Zepp-LaRouche was followed by Bill Jones, the Washington Bureau Chief of EIR, who showed a power point presentation describing the struggle of the LaRouche organization from the time of Nixon’s abandonment of the Bretton Woods system. He described the 1970s attack of the Club of Rome and the publication of "Limits to Growth," which was intended to transform the culture of progress into the culture of death with the international push for Zero Economic Growth and Zero Population Growth. He outlined the reaction of Lyndon LaRouche and the LaRouche organization to the Zero Growth movement, LaRouche’s call for the International Development Bank (IDB), and the subsequent call for the IDB and a New World Economic Order at the Colombo meeting of the Non-Aligned Movement in 1976, and by Guyana’s Foreign Minister, Fred Wills, at the U.N. General Assembly.

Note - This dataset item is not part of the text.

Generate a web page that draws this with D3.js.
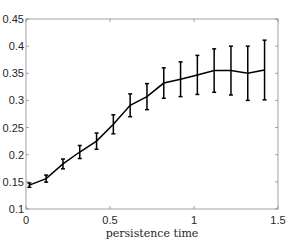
<!DOCTYPE html>
<html>
<head>
<meta charset="utf-8">
<script src="https://cdn.jsdelivr.net/npm/d3@7"></script>
<style>
  body { margin: 0; background: #fff; }
  svg { display: block; }
</style>
</head>
<body>
<div class="chart"></div>
<script>
var persistence = [0.02, 0.12, 0.22, 0.32, 0.42, 0.52, 0.62, 0.72, 0.82, 0.92, 1.02, 1.12, 1.22, 1.32, 1.42];
var meanValue = [0.144, 0.156, 0.183, 0.205, 0.225, 0.256, 0.291, 0.307, 0.332, 0.339, 0.347, 0.355, 0.355, 0.350, 0.356];
var errValue = [0.004, 0.0065, 0.009, 0.012, 0.015, 0.0175, 0.021, 0.024, 0.028, 0.032, 0.036, 0.040, 0.045, 0.050, 0.055];
var xTicks = [0, 0.5, 1, 1.5];
var yTicks = [0.1, 0.15, 0.2, 0.25, 0.3, 0.35, 0.4, 0.45];

var width = 292, height = 243;
var margin = {top: 19, right: 14, bottom: 34, left: 26};

var svg = d3.select('.chart').append('svg')
    .attr('width', width)
    .attr('height', height);

var x = d3.scaleLinear().domain([0, 1.5]).range([margin.left, width - margin.right]);
var y = d3.scaleLinear().domain([0.1, 0.45]).range([height - margin.bottom, margin.top]);

var axisColor = '#8c8c8c';
var textColor = '#262626';

// box + inner ticks (matlab style)
var g = svg.append('g');
g.append('rect')
  .attr('x', x(0)).attr('y', y(0.45))
  .attr('width', x(1.5) - x(0)).attr('height', y(0.1) - y(0.45))
  .attr('fill', 'none').attr('stroke', axisColor).attr('stroke-width', 0.8);

var tl = 3;
xTicks.forEach(function(t) {
  g.append('line').attr('x1', x(t)).attr('x2', x(t)).attr('y1', y(0.1)).attr('y2', y(0.1) - tl)
    .attr('stroke', axisColor).attr('stroke-width', 0.8);
  g.append('line').attr('x1', x(t)).attr('x2', x(t)).attr('y1', y(0.45)).attr('y2', y(0.45) + tl)
    .attr('stroke', axisColor).attr('stroke-width', 0.8);
  g.append('text').attr('x', x(t)).attr('y', y(0.1) + 15)
    .attr('text-anchor', 'middle')
    .attr('font-family', 'Liberation Sans, Arial, sans-serif').attr('font-size', 11)
    .attr('fill', textColor).text(d3.format('')(t));
});
yTicks.forEach(function(t) {
  g.append('line').attr('x1', x(0)).attr('x2', x(0) + tl).attr('y1', y(t)).attr('y2', y(t))
    .attr('stroke', axisColor).attr('stroke-width', 0.8);
  g.append('line').attr('x1', x(1.5)).attr('x2', x(1.5) - tl).attr('y1', y(t)).attr('y2', y(t))
    .attr('stroke', axisColor).attr('stroke-width', 0.8);
  g.append('text').attr('x', x(0) - 2).attr('y', y(t) + 4)
    .attr('text-anchor', 'end')
    .attr('font-family', 'Liberation Sans, Arial, sans-serif').attr('font-size', 11)
    .attr('fill', textColor).text(d3.format('')(t));
});

svg.append('text')
  .attr('x', x(0.75)).attr('y', height - 6)
  .attr('text-anchor', 'middle')
  .attr('font-family', 'DejaVu Serif, Liberation Serif, serif').attr('font-size', 11)
  .attr('fill', textColor)
  .text('persistence time');

var data = persistence.map(function(p, i) { return {x: p, y: meanValue[i], e: errValue[i]}; });

// error bars
var bars = svg.append('g').attr('stroke', '#000').attr('stroke-width', 1.5);
data.forEach(function(d) {
  bars.append('line').attr('x1', x(d.x)).attr('x2', x(d.x)).attr('y1', y(d.y - d.e)).attr('y2', y(d.y + d.e));
  bars.append('line').attr('x1', x(d.x) - 2).attr('x2', x(d.x) + 2).attr('y1', y(d.y - d.e)).attr('y2', y(d.y - d.e));
  bars.append('line').attr('x1', x(d.x) - 2).attr('x2', x(d.x) + 2).attr('y1', y(d.y + d.e)).attr('y2', y(d.y + d.e));
});

var line = d3.line().x(function(d) { return x(d.x); }).y(function(d) { return y(d.y); });
svg.append('path').datum(data)
  .attr('d', line)
  .attr('fill', 'none').attr('stroke', '#000').attr('stroke-width', 1.5);
</script>
</body>
</html>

Jones described the struggle waged by LaRouche to bring President Ronald Reagan, who had adopted LaRouche’s concept of the Strategic Defense Initiative (SDI) as a peace proposal with the Soviet Union, into a working relationship with the progressive leaders in the developing sector, such as Mexican President Lopez Portillo and Indian Prime Minister Indira Gandhi. These efforts then led to a reaction by the people around Vice President George H.W. Bush, who connived to have LaRouche and several of his associates incarcerated on trumped-up charge. The election of President William Clinton brought LaRouche out of prison and back into an advisory role, with President Clinton’s attempts, albeit unsuccessful, to move in the direction of a new financial architecture. The creation of the Belt and Road Initiative (BRI) and the Asian Infrastructure Investment Bank (AIIB) represent, therefore, the type of structures that LaRouche and his movement have been trying to bring about for over four decades, Jones explained.
This was followed by Professor Bao Shixiu, a professor of military science, who outlined the strategic importance of the Belt and Road for China, showing how it will allow the country to overcome the traditional difficulties it has had with other countries, including India and Japan. Professor Bao underlined the seminal role of the LaRouches in bringing this initiative to the forefront, and the ongoing struggle of Lyndon and Helga LaRouche to overcome the opposition to it from the London-New York financial elites. Professor Bao also laid out both the economic and strategic implications of the Belt and Road for China, which would help ensure a harmonious climate in the region and in the world, which would allow it and all other countries to continue to develop.
There was a great deal of interest exhibited by the audience, particularly in Helga Zepp-LaRouche’s call for the dialogue of cultures and a heightened degree of interest in the work of Friedrich Schiller among the Phoenix staff, some of whom seemed to have had a rather extensive exposure to the works of German culture.